While Dunhill commissioned some wonderful looking watches, the firm never compromised the quality of its internal mechanisms and the hand wound A. Shild unit here is a perfect example of top tier movement making at this time. Grenchen based Adolph Schild was one of the most highly regarded of all the classic Swiss manufactures, this curious word being the one used within the industry to describe a company that were capable of producing its own movements entirely in-house without outsourcing any components from external suppliers. Almost every one of the finest houses used Schild movements at some time during the inter-war years, and the company was particularly close with Rolex, to which it supplied the elaborate mechanisms that were used in the latter’s jump hour watches.
This movement is of the very highest standard and remains totally original throughout. It is signed “Breguet Hairspring, Swiss Made, 15 JLs, 3 Adj, this last qualification being a reference to this individual mechanism having been timed and regulated for extreme accuracy in three different angles of elevation. Unlike so many of these older engines, it has never been adulterated with non-standard parts and there is no evidence of any past repair work. Having been serviced regularly since new with no regard to expense, this watch works perfectly and its movement is in the very best of mechanical health. What is extremely evident though is the grade of finishing used, this being best illustrated by the mention of the undulating Geneva waves that cover the entire top surface of the movement. This is a particularly exotic method of decoration, not least because it is created entirely by hand, gently burnishing the plates with a rotating boxwood disk. While impressive, this feature is not alone as establishing this movement as a superlative item, and its quality is far in excess of that found on today’s luxury watch mechanisms.

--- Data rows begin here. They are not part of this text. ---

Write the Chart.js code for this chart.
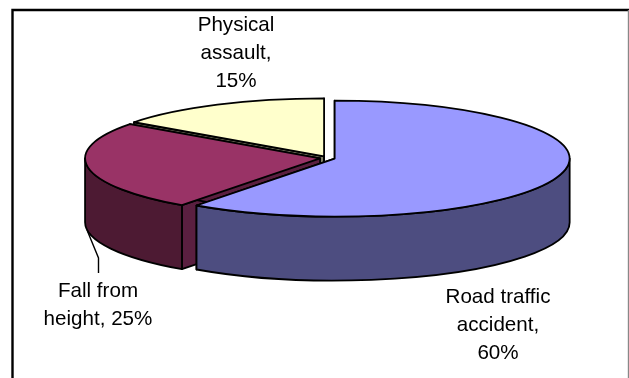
<!DOCTYPE html>
<html>
<head>
<meta charset="utf-8">
<style>
  html, body { margin: 0; padding: 0; background: #ffffff; }
  canvas { display: block; }
</style>
<script src="https://cdn.jsdelivr.net/npm/chart.js@4/dist/chart.umd.js"></script>
</head>
<body>
<canvas id="chart" width="629" height="378"></canvas>
<script>
const categories = ['Road traffic accident', 'Fall from height', 'Physical assault'];
const shares = [60, 25, 15];
const topColors = ['#9999FF', '#993366', '#FFFFCC'];
const wallColors = ['#4D4D80', '#4D1A33', '#808066'];
const cutColors = ['#4D4D80', '#5A1F40', '#808066'];

// Wrapped label lines with anchor centre and first baseline.
const labelLayout = [
  { lines: [categories[0].replace(' accident', ''), 'accident,', shares[0] + '%'], x: 498, y: 303 },
  { lines: ['Fall from', 'height, ' + shares[1] + '%'], x: 98, y: 297 },
  { lines: ['Physical', 'assault,', shares[2] + '%'], x: 236, y: 31 }
];

const DEPTH = 64;
const EXPLODE = 0.032;

// Pie controller that renders its arcs as exploded slices of a tilted disc.
class Pie3DController extends Chart.PieController {
  draw() {
    const { ctx, chartArea } = this.chart;
    const arcs = this.getMeta().data;
    const rx = chartArea.width / 2;
    const ry = chartArea.height / 2;
    const cx0 = (chartArea.left + chartArea.right) / 2;
    const cy0 = (chartArea.top + chartArea.bottom) / 2;

    ctx.save();
    ctx.lineWidth = 1.8;
    ctx.lineJoin = 'round';
    ctx.strokeStyle = '#000000';

    const paint = (fill) => {
      ctx.fillStyle = fill;
      ctx.fill();
      ctx.stroke();
    };

    // Back slices first so nearer ones cover them.
    for (let i = arcs.length - 1; i >= 0; i--) {
      const { startAngle: a0, endAngle: a1 } = arcs[i];
      const mid = (a0 + a1) / 2;
      const cx = cx0 + Math.cos(mid) * EXPLODE * rx;
      const cy = cy0 + Math.sin(mid) * EXPLODE * ry;
      const px = (a) => cx + Math.cos(a) * rx;
      const py = (a) => cy + Math.sin(a) * ry;

      // Radial cut faces
      [a0, a1].forEach((a) => {
        ctx.beginPath();
        ctx.moveTo(cx, cy);
        ctx.lineTo(px(a), py(a));
        ctx.lineTo(px(a), py(a) + DEPTH);
        ctx.lineTo(cx, cy + DEPTH);
        ctx.closePath();
        paint(cutColors[i]);
      });

      // Outer wall: only the part of the rim facing the viewer
      const wallFrom = Math.max(a0, 0);
      const wallTo = Math.min(a1, Math.PI);
      if (wallTo > wallFrom) {
        ctx.beginPath();
        ctx.ellipse(cx, cy, rx, ry, 0, wallFrom, wallTo);
        ctx.ellipse(cx, cy + DEPTH, rx, ry, 0, wallTo, wallFrom, true);
        ctx.closePath();
        paint(wallColors[i]);
      }

      // Top surface
      ctx.beginPath();
      ctx.moveTo(cx, cy);
      ctx.ellipse(cx, cy, rx, ry, 0, a0, a1);
      ctx.closePath();
      paint(topColors[i]);
    }
    ctx.restore();
  }
}
Pie3DController.id = 'pie3d';
Pie3DController.defaults = Chart.PieController.defaults;
Pie3DController.overrides = Chart.PieController.overrides;
Chart.register(Pie3DController);

// Chart frame: heavy left and top rules, thin grey right rule.
const framePlugin = {
  id: 'frame',
  beforeDraw(chart) {
    const { ctx, width, height } = chart;
    ctx.save();
    ctx.fillStyle = '#ffffff';
    ctx.fillRect(0, 0, width, height);
    ctx.strokeStyle = '#000000';
    ctx.lineWidth = 2.4;
    ctx.beginPath();
    ctx.moveTo(12.5, height);
    ctx.lineTo(12.5, 10);
    ctx.lineTo(width, 10);
    ctx.stroke();
    ctx.strokeStyle = '#888888';
    ctx.lineWidth = 1.2;
    ctx.beginPath();
    ctx.moveTo(628.4, 10);
    ctx.lineTo(628.4, height);
    ctx.stroke();
    ctx.restore();
  }
};

// Category labels and the leader line for the fall slice.
const labelPlugin = {
  id: 'sliceLabels',
  afterDatasetsDraw(chart) {
    const { ctx } = chart;
    ctx.save();
    ctx.strokeStyle = '#000000';
    ctx.lineWidth = 1.4;
    ctx.beginPath();
    ctx.moveTo(87, 230);
    ctx.lineTo(98.5, 258);
    ctx.lineTo(98.5, 273);
    ctx.stroke();
    ctx.fillStyle = '#000000';
    ctx.font = '20.6px "Liberation Sans", Arial, sans-serif';
    ctx.textAlign = 'center';
    ctx.textBaseline = 'alphabetic';
    labelLayout.forEach((label) => {
      label.lines.forEach((line, k) => ctx.fillText(line, label.x, label.y + k * 28));
    });
    ctx.restore();
  }
};

new Chart(document.getElementById('chart'), {
  type: 'pie3d',
  data: {
    labels: categories,
    datasets: [{ data: shares, backgroundColor: topColors }]
  },
  options: {
    responsive: false,
    animation: false,
    layout: { padding: { left: 92.5, right: 66.5, top: 100, bottom: 162 } },
    plugins: { legend: { display: false }, tooltip: { enabled: false }, title: { display: false } }
  },
  plugins: [framePlugin, labelPlugin]
});
</script>
</body>
</html>
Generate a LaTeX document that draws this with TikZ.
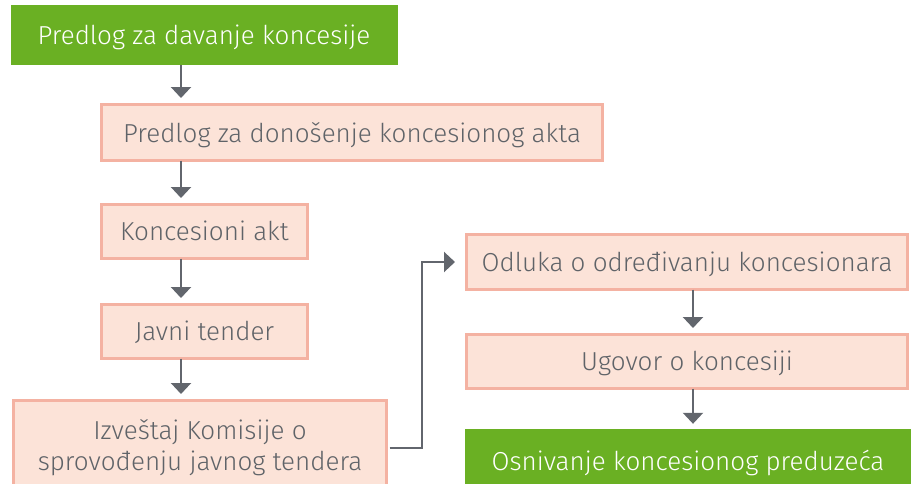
\documentclass[tikz,border=0pt]{standalone}
\usepackage{fontspec}
\setmainfont{Fira Sans}[UprightFont=* Light]
\usetikzlibrary{arrows.meta}
\definecolor{grn}{HTML}{6AB023}
\definecolor{pnkfill}{HTML}{FCE3D8}
\definecolor{pnkline}{HTML}{F4B2A2}
\definecolor{txt}{HTML}{5F6368}
\definecolor{arrc}{HTML}{62666D}
\tikzset{
  greenbox/.style={fill=grn, draw=none, text=white, inner sep=0pt, align=center, font=\fontsize{26}{31}\selectfont},
  pinkbox/.style={fill=pnkfill, draw=pnkline, line width=3pt, text=txt, inner sep=0pt, align=center, font=\fontsize{26}{31}\selectfont},
  oneline/.style={text depth=1pt},
  arr/.style={draw=arrc, line width=2.2pt, -{Triangle[width=20pt,length=11pt]}, shorten >=5pt},
}
\begin{document}
\begin{tikzpicture}[x=1pt,y=-1pt]
\useasboundingbox (0,0) rectangle (911,483);
\node[greenbox, oneline, minimum width=387pt, minimum height=60pt] (n1) at (204,35) {Predlog za davanje koncesije};
\node[pinkbox, oneline, minimum width=501pt, minimum height=56pt] (n2) at (352,132.5) {Predlog za donošenje koncesionog akta};
\node[pinkbox, oneline, minimum width=206pt, minimum height=54pt] (n3) at (204.5,231.5) {Koncesioni akt};
\node[pinkbox, oneline, minimum width=206pt, minimum height=54pt] (n4) at (204.5,331.5) {Javni tender};
\node[pinkbox, minimum width=373pt, minimum height=95pt] (n5) at (200,448) {Izveštaj Komisije o\\sprovođenju javnog tendera};
\node[pinkbox, oneline, minimum width=441pt, minimum height=55pt] (n6) at (687,262) {Odluka o određivanju koncesionara};
\node[pinkbox, oneline, minimum width=441pt, minimum height=54pt] (n7) at (687,361.5) {Ugovor o koncesiji};
\node[greenbox, oneline, minimum width=446pt, minimum height=64pt] (n8) at (688,461) {Osnivanje koncesionog preduzeća};
\coordinate (lx) at (181,0);
\coordinate (rx) at (693,0);
\coordinate (ex) at (422,0);
\draw[arr] (n1.south -| lx) -- (n2.north -| lx);
\draw[arr] ([yshift=1.5pt]n2.south -| lx) -- (n3.north -| lx);
\draw[arr] ([yshift=1.5pt]n3.south -| lx) -- (n4.north -| lx);
\draw[arr] ([yshift=1.5pt]n4.south -| lx) -- (n5.north -| lx);
\draw[arr] ([yshift=1.5pt]n6.south -| rx) -- (n7.north -| rx);
\draw[arr] ([yshift=1.5pt]n7.south -| rx) -- (n8.north -| rx);
\draw[arr, shorten >=10pt] ([xshift=1.5pt]n5.east) -- (n5.east -| ex) -- (n6.west -| ex) -- (n6.west);
\end{tikzpicture}
\end{document}
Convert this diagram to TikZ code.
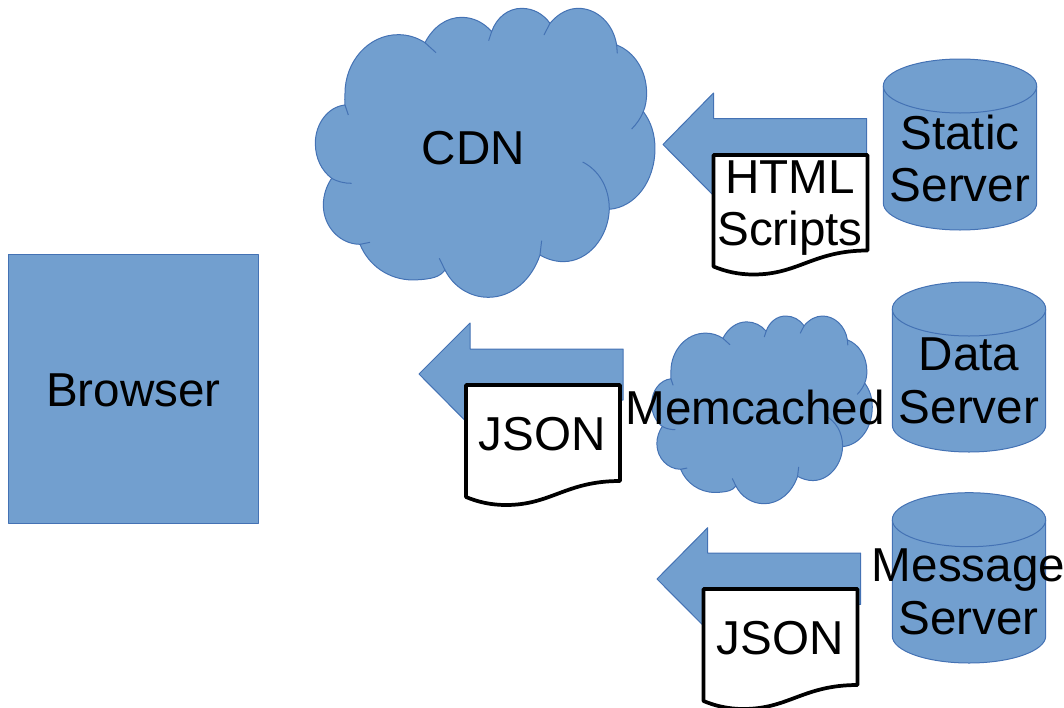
\documentclass[tikz,border=0pt]{standalone}
\usepackage{fontspec}
\setmainfont{Liberation Sans}
\definecolor{boxblue}{HTML}{729FCF}
\definecolor{edgeblue}{HTML}{4472B4}
\tikzset{
  blueshape/.style={draw=edgeblue,fill=boxblue,line width=0.75pt,line join=round},
  bluetick/.style={draw=edgeblue,line width=0.75pt},
  docshape/.style={draw=black,fill=white,line width=2.8pt,line join=round},
  bigtext/.style={inner sep=0pt,align=center,font=\fontsize{35.7}{39.6}\selectfont},
}
% cloud outline, in zoomed pixels
\newcommand{\cloudlobes}{
\draw [blueshape] (135,315) .. controls (134,305) and (134,295) .. (135,280) .. controls (135,185) and (205,104) .. (295,104) .. controls (325,104) and (352,113) .. (375,128) .. controls (400,80) and (440,52) .. (485,52) .. controls (520,52) and (552,68) .. (575,95) .. controls (590,52) and (625,25) .. (665,25) .. controls (700,25) and (730,42) .. (750,70) .. controls (775,40) and (805,25) .. (835,25) .. controls (890,25) and (940,70) .. (950,135) .. controls (1003,155) and (1040,212) .. (1040,280) .. controls (1040,300) and (1037,318) .. (1030,335) .. controls (1053,365) and (1065,403) .. (1065,445) .. controls (1065,545) and (1005,622) .. (928,628) .. controls (925,712) and (865,785) .. (790,785) .. controls (765,785) and (740,777) .. (720,765) .. controls (695,840) and (635,892) .. (565,892) .. controls (510,892) and (460,860) .. (435,810) .. controls (420,830) and (400,838) .. (340,840) .. controls (265,840) and (205,795) .. (180,733) .. controls (120,733) and (70,680) .. (70,615) .. controls (70,585) and (80,557) .. (95,535) .. controls (65,512) and (46,475) .. (46,430) .. controls (46,370) and (85,320) .. (135,315) -- cycle ;
\draw [bluetick] (135,315) -- (145,345) ;
\draw [bluetick] (375,128) -- (408,158) ;
\draw [bluetick] (575,95) -- (566,122) ;
\draw [bluetick] (750,70) -- (732,105) ;
\draw [bluetick] (950,135) -- (952,160) ;
\draw [bluetick] (1030,335) .. controls (1022,355) and (1010,372) .. (995,387) ;
\draw [bluetick] (928,628) .. controls (928,560) and (895,510) .. (848,486) ;
\draw [bluetick] (720,765) -- (725,722) ;
\draw [bluetick] (435,810) -- (418,775) ;
\draw [bluetick] (180,733) -- (210,727) ;
\draw [bluetick] (95,535) .. controls (112,545) and (133,550) .. (155,550) ;
}
% page with a wavy foot, width 154
\newcommand{\paperfoot}[1]{
\draw [docshape] (0,0) -- (154,0) -- (154,#1) .. controls (100,#1) and (85,#1+24) .. (40,#1+24) .. controls (25,#1+24) and (12,#1+21) .. (0,#1+16) -- cycle ;
}
\begin{document}
\begin{tikzpicture}[x=0.75pt,y=0.75pt,yscale=-1,xscale=1]
\useasboundingbox (0,0) rectangle (1064,707);

%Browser
\draw [blueshape] (8.5,254) rectangle (258,523.5) ;

%Clouds
\begin{scope}[shift={(300,0)},scale=0.3333]
\cloudlobes
\end{scope}
\begin{scope}[shift={(641.7,310.6)},scale=0.2165]
\cloudlobes
\end{scope}

%Arrows
\draw [blueshape] (663,144.5) -- (713.5,93) -- (713.5,118.5) -- (866.7,118.5) -- (866.7,170) -- (713.5,170) -- (713.5,195.5) -- cycle ;
\draw [blueshape] (419,374) -- (470,323) -- (470,349) -- (623,349) -- (623,400) -- (470,400) -- (470,425.5) -- cycle ;
\draw [blueshape] (657,579) -- (707.7,527.7) -- (707.7,553) -- (860.7,553) -- (860.7,604.3) -- (707.7,604.3) -- (707.7,630) -- cycle ;

%Pages
\begin{scope}[shift={(713.5,155)}]
\paperfoot{95.5}
\end{scope}
\begin{scope}[shift={(466,385)}]
\paperfoot{96}
\end{scope}
\begin{scope}[shift={(703.5,589)}]
\paperfoot{96}
\end{scope}

%Cylinders
\foreach \cx/\cy/\cyb in {960/86/203, 969/309/425, 969/519.7/636}{
\draw [blueshape] (\cx-76.7,\cy) -- (\cx-76.7,\cyb) arc [start angle=180,end angle=0,x radius=76.7,y radius=27] -- (\cx+76.7,\cy) arc [start angle=0,end angle=-180,x radius=76.7,y radius=27] -- cycle ;
\draw [bluetick] (\cx-76.7,\cy) arc [start angle=180,end angle=0,x radius=76.7,y radius=27] ;
}

% Text Node
\node (browser) [bigtext] at (133.5,390) {Browser};
\node (cdn) [bigtext] at (473.5,148) {CDN};
\node (memcached) [bigtext] at (755,407) {Memcached};
\node (static) [bigtext] at (960,158.5) {Static\\Server};
\node (data) [bigtext] at (969,381) {Data\\Server};
\node (message) [bigtext] at (968.5,592) {Message\\Server};
\node (scripts) [bigtext] at (790,208) {HTML\\Scripts};
\node (jsona) [bigtext] at (542,434.5) {JSON};
\node (jsonb) [bigtext] at (780,638) {JSON};

\end{tikzpicture}
\end{document}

In summary, this is a really beautiful vintage wristwatch from the golden age of the collectible timepiece, manufactured to the highest possible quality standard for one of the most glamorous London retailers of its day. Unlike modern luxury watches that are sold on a mass-market basis, these early models were produced in very small quantities and sold to a wealthy elite who expected, and could afford, the best of everything. When this piece left Conduit Street in 1924, it was of a standard that could not be bettered, and this same position still applies today.
It is inevitable that comparisons should be made between vintage and new watches. We have priced this watch at £745 GB pounds, at which level it represents extremely good value for money. Not only is it of a far higher quality than its modern counterparts, it will have a far longer working life and, best of all, being already very collectible, will always hold its value. The purchase of a new luxury watch is an irreversible expenditure, an act that always involves the loss of a substantial amount of money. In contrast, the decision to buy a vintage watch is a financially sound one, with prices for these better grade pieces having risen astronomically in the last two decades. The realisation that the purchase of a vintage timepiece is often a profitable one is a major factor for the vast increase in interest in old rare watches recently, particularly since the dawn of widespread internet use in the late 1990s and the arrival of specialist vintage wristwatch magazines in the same period. Being in almost mint condition and by one of the most charismatic of all the early luxury houses, this rare Dunhill is a pleasure to own and will undoubtedly be a source of great satisfaction to its new owner.